Gabriel Mascaro fala sobre a produção de Boi Neon
O segundo dia da Semana de Orientação da Academia Internacional de Cinema (AIC) de São Paulo contou com a presença de Gabriel Mascaro e a exibição do premiado “Boi Neon”, em cartaz nos cinemas do Brasil.
Da mesma forma que o filme mistura força e delicadeza, Mascaro trouxe esses sentimentos à plateia. Por um lado, defendeu suas ideias e contou sobre a produção do longa com força e convicção. Por outro, mostrou uma grande humanização dos processos de trabalho e no carinho e serenidade como tratou toda a construção fílmica.
Começou falando sobre seu processo de pesquisa que durou seis anos e sobre a feitura do roteiro, dos diálogos e da preparação do elenco. “O roteiro pressupõe uma porosidade. É um filme poroso, com brechas, para que a vida transborde. Para que o filme carregue com ele as experiências dos personagens. A própria preparação do elenco foi muito rica. Tinham os bois, os cavalos e os animais também imprimiam uma forma de jogar os atores para fora de um lugar de controle. De repente um boi berrava, (risos) os personagens davam aquele respiro e a gente continuava. No cinema, geralmente, tiramos da cena tudo que é considerado perda de tempo. Minha ideia era fazer ao contrário, para mim essa ‘perda de tempo’ era a força corporal do filme. Boi Neon é um filme generoso com esses rituais orgânicos e banais do cotidiano”, contou para o público.
Mascaro disse que para ele o filme trata sobre o corpo como lugar de transformação, sobre as novas referências de gênero e o momento de atualização de novas experiências do corpo. “Os personagens não necessariamente têm uma inversão, não queria um homem feminizado ou uma mulher masculinizada e nem que as pessoas pensassem sobre isso ao assistir ao filme. A ideia é que a gente vá naturalizando esse novo devir, esse escalonamento dos personagens. Não necessariamente apenas com os corpos humanos.
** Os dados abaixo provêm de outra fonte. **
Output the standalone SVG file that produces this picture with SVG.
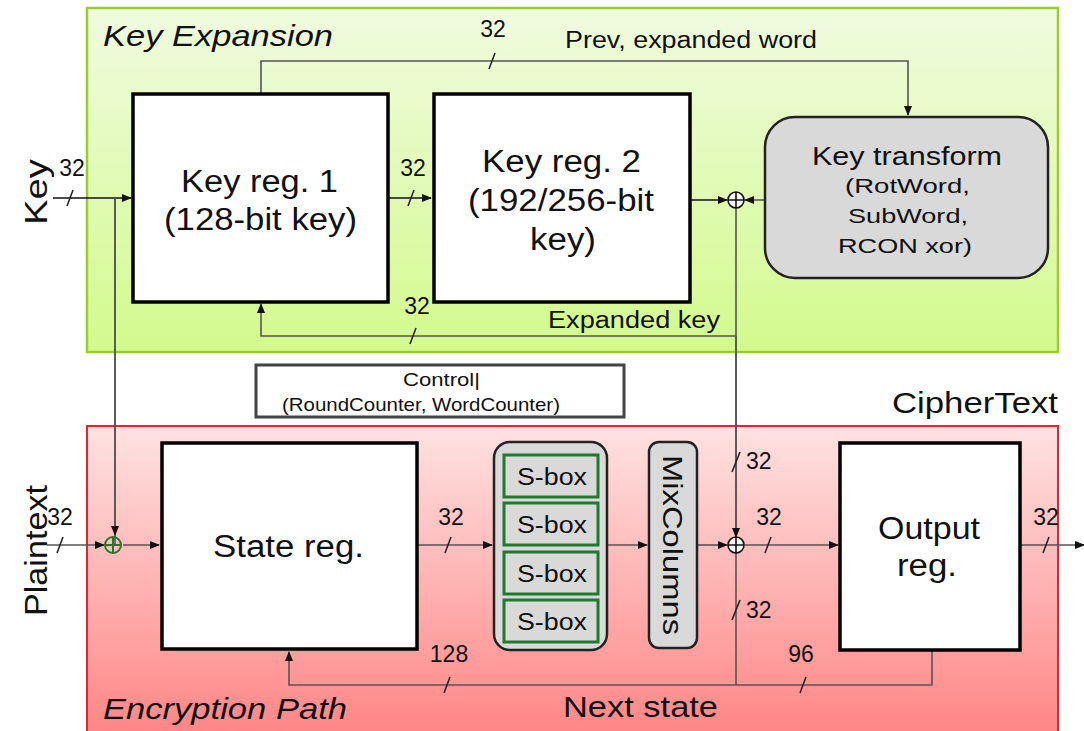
<svg xmlns="http://www.w3.org/2000/svg" width="1084" height="731" viewBox="0 0 1084 731">
<defs>
<linearGradient id="gg" x1="0" y1="0" x2="0" y2="1"><stop offset="0" stop-color="#f0fbe0"/><stop offset="1" stop-color="#d3fa8c"/></linearGradient>
<linearGradient id="rg" x1="0" y1="0" x2="0" y2="1"><stop offset="0" stop-color="#ffe2e2"/><stop offset="1" stop-color="#ff8585"/></linearGradient>
<marker id="ar" markerWidth="10" markerHeight="8" refX="9" refY="4" orient="auto" markerUnits="userSpaceOnUse"><path d="M0,0 L10,4 L0,8 Z" fill="#111"/></marker>
</defs>
<style>
text{font-family:"Liberation Sans",Arial,sans-serif;fill:#111}
.reg{fill:#fff;stroke:#000;stroke-width:3.5}
.gray{fill:#d9d9d9;stroke:#222;stroke-width:2.5}
.sb{fill:#d9d9d9;stroke:#1e7a2e;stroke-width:3}
.c{fill:none;stroke:#555;stroke-width:1.6}
.a{marker-end:url(#ar)}
.sl{stroke:#222;stroke-width:1.6}
.lab{font-size:23px}
.big{font-size:31px}
</style>
<g id="keyExpansion">
<rect x="87" y="8" width="971" height="344" fill="url(#gg)" stroke="#9ccc2c" stroke-width="2.5"/>
<text x="103" y="46" font-size="29" font-style="italic" textLength="230" lengthAdjust="spacingAndGlyphs">Key Expansion</text>
</g>
<g id="encryptionPath">
<rect x="87" y="426" width="971" height="310" fill="url(#rg)" stroke="#e8222e" stroke-width="2"/>
<text x="103" y="719" font-size="29" font-style="italic" textLength="244" lengthAdjust="spacingAndGlyphs">Encryption Path</text>
</g>
<g id="connectors">
<path class="c a" d="M53,198 H131" style="stroke:#111"/>
<path class="c" d="M115,198 V545"/>
<path class="c a" d="M115,198 V535"/>
<path class="c a" d="M261,94 V61 H908 V115"/>
<path class="c a" d="M388,198 H431" style="stroke:#111"/>
<path class="c a" d="M690,200 H727" style="stroke:#111"/>
<path class="c a" d="M765,200 H745"/>
<path class="c" d="M736,208 V685"/>
<path class="c a" d="M736,336 H261 V304"/>
<path class="c a" d="M736,336 V537"/>
<path class="c a" d="M47,545 H104"/>
<path class="c a" d="M123,545 H159"/>
<path class="c a" d="M417,545 H492"/>
<path class="c a" d="M607,545 H647"/>
<path class="c a" d="M697,545 H727"/>
<path class="c a" d="M745,545 H838"/>
<path class="c a" d="M1020,545 H1084"/>
<path class="c a" d="M932,650 V685 H289 V652"/>
<g class="sl">
<line x1="67" y1="206" x2="73" y2="190"/>
<line x1="408" y1="206" x2="414" y2="190"/>
<line x1="489" y1="69" x2="495" y2="53"/>
<line x1="410" y1="344" x2="416" y2="328"/>
<line x1="57" y1="553" x2="63" y2="537"/>
<line x1="445" y1="553" x2="451" y2="537"/>
<line x1="732" y1="472" x2="740" y2="452"/>
<line x1="732" y1="620" x2="740" y2="600"/>
<line x1="765" y1="553" x2="771" y2="537"/>
<line x1="1043" y1="553" x2="1049" y2="537"/>
<line x1="444" y1="693" x2="450" y2="677"/>
<line x1="800" y1="693" x2="806" y2="677"/>
</g>
<text x="72" y="176" class="lab" text-anchor="middle">32</text>
<text x="413" y="176" class="lab" text-anchor="middle">32</text>
<text x="493" y="37" class="lab" text-anchor="middle">32</text>
<text x="565" y="48" class="lab" textLength="252" lengthAdjust="spacingAndGlyphs">Prev, expanded word</text>
<text x="417" y="314" class="lab" text-anchor="middle">32</text>
<text x="548" y="328" class="lab" textLength="172" lengthAdjust="spacingAndGlyphs">Expanded key</text>
<text x="60" y="525" class="lab" text-anchor="middle">32</text>
<text x="451" y="525" class="lab" text-anchor="middle">32</text>
<text x="746" y="469" class="lab">32</text>
<text x="746" y="618" class="lab">32</text>
<text x="769" y="525" class="lab" text-anchor="middle">32</text>
<text x="1046" y="525" class="lab" text-anchor="middle">32</text>
<text x="449" y="662" class="lab" text-anchor="middle">128</text>
<text x="801" y="662" class="lab" text-anchor="middle">96</text>
<text x="563" y="717" font-size="30" textLength="155" lengthAdjust="spacingAndGlyphs">Next state</text>
</g>
<g id="keyLabel"><text transform="translate(47,225) rotate(-90)" font-size="32" textLength="66" lengthAdjust="spacingAndGlyphs">Key</text></g>
<g id="plaintextLabel"><text transform="translate(47,616) rotate(-90)" font-size="32" textLength="131" lengthAdjust="spacingAndGlyphs">Plaintext</text></g>
<g id="cipherTextLabel"><text x="892" y="413" font-size="29" textLength="166" lengthAdjust="spacingAndGlyphs">CipherText</text></g>
<g id="keyReg1">
<rect class="reg" x="133" y="94" width="255" height="208"/>
<text x="181" y="192" class="big" textLength="157" lengthAdjust="spacingAndGlyphs">Key reg. 1</text>
<text x="164" y="230" class="big" textLength="193" lengthAdjust="spacingAndGlyphs">(128-bit key)</text>
</g>
<g id="keyReg2">
<rect class="reg" x="434" y="94" width="256" height="208"/>
<text x="482" y="172" class="big" textLength="159" lengthAdjust="spacingAndGlyphs">Key reg. 2</text>
<text x="468" y="211" class="big" textLength="186" lengthAdjust="spacingAndGlyphs">(192/256-bit</text>
<text x="530" y="250" class="big" textLength="66" lengthAdjust="spacingAndGlyphs">key)</text>
</g>
<g id="keyTransform">
<rect class="gray" x="765" y="117" width="283" height="161" rx="30"/>
<text x="812" y="165" font-size="26" textLength="190" lengthAdjust="spacingAndGlyphs">Key transform</text>
<text x="845" y="193" font-size="21" textLength="125" lengthAdjust="spacingAndGlyphs">(RotWord,</text>
<text x="848" y="223" font-size="21" textLength="120" lengthAdjust="spacingAndGlyphs">SubWord,</text>
<text x="838" y="253" font-size="21" textLength="134" lengthAdjust="spacingAndGlyphs">RCON xor)</text>
</g>
<g id="xorKey">
<circle cx="736" cy="200" r="8" fill="#fff" stroke="#111" stroke-width="1.6"/>
<path d="M728,200 H744 M736,192 V208" stroke="#111" stroke-width="1.6"/>
</g>
<g id="control">
<rect x="256" y="365" width="368" height="52" fill="#fff" stroke="#444" stroke-width="3"/>
<text x="403" y="386" font-size="19" textLength="77" lengthAdjust="spacingAndGlyphs">Control|</text>
<text x="282" y="411" font-size="19" textLength="278" lengthAdjust="spacingAndGlyphs">(RoundCounter, WordCounter)</text>
</g>
<g id="xorPlain">
<circle cx="113" cy="545" r="8" fill="none" stroke="#1e7a2e" stroke-width="2"/>
<path d="M105,545 H121 M113,537 V553" stroke="#1e7a2e" stroke-width="2"/>
</g>
<g id="stateReg">
<rect class="reg" x="162" y="443" width="255" height="206"/>
<text x="213" y="557" class="big" textLength="151" lengthAdjust="spacingAndGlyphs">State reg.</text>
</g>
<g id="sboxes">
<rect class="gray" x="494" y="442" width="113" height="208" rx="16"/>
<rect class="sb" x="504" y="455" width="94" height="42"/>
<rect class="sb" x="504" y="503" width="94" height="42"/>
<rect class="sb" x="504" y="552" width="94" height="42"/>
<rect class="sb" x="504" y="600" width="94" height="42"/>
<text x="517" y="485" font-size="23" textLength="70" lengthAdjust="spacingAndGlyphs">S-box</text>
<text x="517" y="533" font-size="23" textLength="70" lengthAdjust="spacingAndGlyphs">S-box</text>
<text x="517" y="582" font-size="23" textLength="70" lengthAdjust="spacingAndGlyphs">S-box</text>
<text x="517" y="630" font-size="23" textLength="70" lengthAdjust="spacingAndGlyphs">S-box</text>
</g>
<g id="mixColumns">
<rect class="gray" x="649" y="442" width="48" height="206" rx="10"/>
<text transform="translate(663,455) rotate(90)" font-size="28" textLength="180" lengthAdjust="spacingAndGlyphs">MixColumns</text>
</g>
<g id="xorState">
<circle cx="736" cy="545" r="8" fill="#fff" stroke="#111" stroke-width="1.6"/>
<path d="M728,545 H744 M736,537 V553" stroke="#111" stroke-width="1.6"/>
</g>
<g id="outputReg">
<rect class="reg" x="840" y="443" width="180" height="207"/>
<text x="878" y="539" class="big" textLength="102" lengthAdjust="spacingAndGlyphs">Output</text>
<text x="897" y="576" class="big" textLength="60" lengthAdjust="spacingAndGlyphs">reg.</text>
</g>
</svg>
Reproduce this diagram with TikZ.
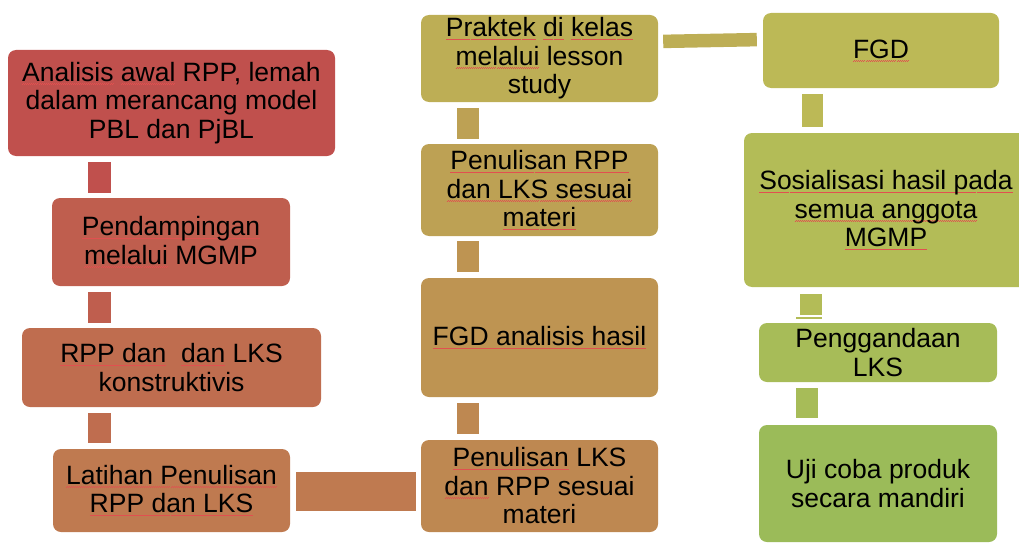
\documentclass[tikz,border=0pt]{standalone}
\usepackage{fontspec}
\setmainfont{Liberation Sans}
\definecolor{cA}{RGB}{192,80,77}
\definecolor{cB}{RGB}{191,94,78}
\definecolor{cC}{RGB}{191,109,79}
\definecolor{cD}{RGB}{191,122,80}
\definecolor{cE}{RGB}{190,136,81}
\definecolor{cF}{RGB}{190,148,82}
\definecolor{cG}{RGB}{189,161,84}
\definecolor{cH}{RGB}{189,174,85}
\definecolor{cI}{RGB}{188,185,86}
\definecolor{cJ}{RGB}{179,188,87}
\definecolor{cK}{RGB}{167,188,88}
\definecolor{cL}{RGB}{155,187,89}
\definecolor{spell}{RGB}{225,80,80}
\newcommand\sq[1]{\leavevmode\setbox0=\hbox{#1}%
  \rlap{\color{spell}\lower2.8pt\hbox to\wd0{\xleaders\hbox to 2pt{\vrule height0.45pt depth0pt width1pt\raise0.45pt\hbox{\vrule height0.45pt depth0pt width1pt}}\hfil}}%
  \box0\relax}
\tikzset{
  box/.style={rectangle, rounded corners=8pt, inner sep=0pt, align=center,
    font=\fontsize{26.5}{28.5}\selectfont, text=black},
  link/.style={line cap=butt},
}
\begin{document}
\begin{tikzpicture}[x=1pt,y=-1pt]
\useasboundingbox (0,0) rectangle (1019,543);
\clip (0,0) rectangle (1019,543);
% column 1
\node[box, fill=cA, minimum width=327pt, minimum height=106pt] (b1) at (171.5,103)
  {\sq{Analisis} \sq{awal} RPP, lemah\\dalam merancang model\\PBL dan PjBL};
\node[box, fill=cB, minimum width=238pt, minimum height=88pt] (b2) at (171,242)
  {\sq{Pendampingan}\\\sq{melalui} MGMP};
\node[box, fill=cC, minimum width=299pt, minimum height=79pt] (b3) at (171.5,367.5)
  {\sq{RPP dan}\ \ \sq{dan} LKS\\konstruktivis};
\node[box, fill=cD, minimum width=237pt, minimum height=83pt] (b4) at (171.5,490.5)
  {\sq{Latihan Penulisan}\\\sq{RPP dan LKS}};
% column 2
\node[box, fill=cE, minimum width=237pt, minimum height=92pt] (b5) at (539.5,486)
  {\sq{Penulisan} LKS\\\sq{dan} RPP sesuai\\materi};
\node[box, fill=cF, minimum width=237pt, minimum height=119pt] (b6) at (539.5,337.5)
  {\sq{FGD analisis hasil}};
\node[box, fill=cG, minimum width=237pt, minimum height=92pt] (b7) at (539.5,190)
  {\sq{Penulisan RPP}\\\sq{dan LKS sesuai}\\\sq{materi}};
\node[box, fill=cH, minimum width=237pt, minimum height=87pt] (b8) at (539.5,58.5)
  {\sq{Praktek} \sq{di} \sq{kelas}\\\sq{melalui} lesson\\study};
% column 3
\node[box, fill=cI, minimum width=236pt, minimum height=75pt] (b9) at (881,50.5)
  {\sq{FGD}};
\node[box, fill=cJ, minimum width=284pt, minimum height=154pt] (b10) at (886,210)
  {\sq{Sosialisasi hasil pada}\\\sq{semua anggota}\\\sq{MGMP}};
\node[box, fill=cK, minimum width=238pt, minimum height=59pt] (b11) at (878,352.5)
  {Penggandaan\\LKS};
\node[box, fill=cL, minimum width=238pt, minimum height=117pt] (b12) at (878,483.5)
  {Uji coba produk\\secara mandiri};
% connector guides
\coordinate (xL) at (99.5,0);
\coordinate (xM) at (468,0);
\coordinate (xR1) at (812.5,0);
\coordinate (xR2) at (811,0);
\coordinate (xR3) at (807,0);
\coordinate (yA) at (0,491.5);
\coordinate (yB1) at (0,41.5);
\coordinate (yB2) at (0,39.5);
% connectors
\draw[link, cA, line width=23pt, shorten <=6pt, shorten >=5pt] (b1.south -| xL) -- (b2.north -| xL);
\draw[link, cB, line width=23pt, shorten <=6pt, shorten >=5pt] (b2.south -| xL) -- (b3.north -| xL);
\draw[link, cC, line width=23pt, shorten <=6pt, shorten >=6pt] (b3.south -| xL) -- (b4.north -| xL);
\draw[link, cD, line width=39pt, shorten <=6pt, shorten >=5pt] (b4.east |- yA) -- (b5.west |- yA);
\draw[link, cE, line width=22pt, shorten <=6pt, shorten >=6pt] (b5.north -| xM) -- (b6.south -| xM);
\draw[link, cF, line width=22pt, shorten <=6pt, shorten >=5pt] (b6.north -| xM) -- (b7.south -| xM);
\draw[link, cG, line width=22pt, shorten <=5pt, shorten >=6pt] (b7.north -| xM) -- (b8.south -| xM);
\draw[link, cH, line width=13.5pt, shorten <=5pt, shorten >=6pt] (b8.east |- yB1) -- (b9.west |- yB2);
\draw[link, cI, line width=21pt, shorten <=6pt, shorten >=6pt] (b9.south -| xR1) -- (b10.north -| xR1);
\draw[link, cJ, line width=22pt, shorten <=7pt, shorten >=8pt] (b10.south -| xR2) -- (b11.north -| xR2);
\draw[cJ, line width=1.2pt] (796,318) -- (822,318);
\draw[link, cK, line width=22pt, shorten <=6pt, shorten >=7pt] (b11.south -| xR3) -- (b12.north -| xR3);
\end{tikzpicture}
\end{document}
Também pensei em como olhar para esses animais de forma justa, honesta, com carinho possível para pensar eticamente o corpo animal. Como olhar também o imaginário da mulher grávida num lugar que historicamente está associado ao macho alfa, a santificação, que a mulher grávida passa por um processo sacro e puro? O filme tenta descontruir com tudo isso, normalizando os conflitos. Os grandes conflitos estão na gente, não no filme em si”.
Entre uma pergunta e outra o diretor também falou sobre a preparação dos atores, sobre a equipe enxuta e contou curiosidades da gravação. Para a preparação do elenco, Mascaro contou com o trabalho de Fátima Toledo. Abriu mão de continuísta, contrarregras entre outras funções consideradas essenciais para a maioria dos diretores, em troca de mais diárias de gravação.
“O método de trabalho de boi neon começou com a convivência com os vaqueiros, queria construir e imprimir de fato essa relação de afeto. Além disso, o filme não tem cortes e pensamos muito em como lidar com essa estética de atuação, já que não contaríamos com as possíveis manipulações da montagem”, contou. Falou também sobre a questão da intimidade com os personagens já que não foram usados closes. “Quanto mais eu me afastava mais eu descobria esse lugar da intimidade. É um filme distante. Você quase não tem close, mostramos os atores no todo, é uma relação muito paradoxal o de perceber um lugar e de construir uma realidade de intimidade no distanciamento. A ideia era um pouco a recusa da emoção. O filme não aponta para a psicodramaturgia dos personagens. Ninguém se transforma”, contou.
Mascaro revelou que a tudo começou com a ideia de fazer um filme sobre fazendeiros e cavalos, sobre a aristocracia dos fazendeiros. Mas dentro desse tema não achou um lugar de afeto onde pudesse se encontrar. Até que, durante sua pesquisa, conheceu um vaqueiro que trabalhava também com costura. Foi com a energia desse personagem real, pensando nas contradições universais que habitam o mesmo lugar e as ambiguidades do próprio corpo, que nasceu toda a ideia do filme.
Por fim, o diretor aconselhou os estudantes: “O mais importante é você ser honesto consigo mesmo, com as suas ideias. Não se preocupar muito com essa lógica de carreira e deixar as coisas virem”.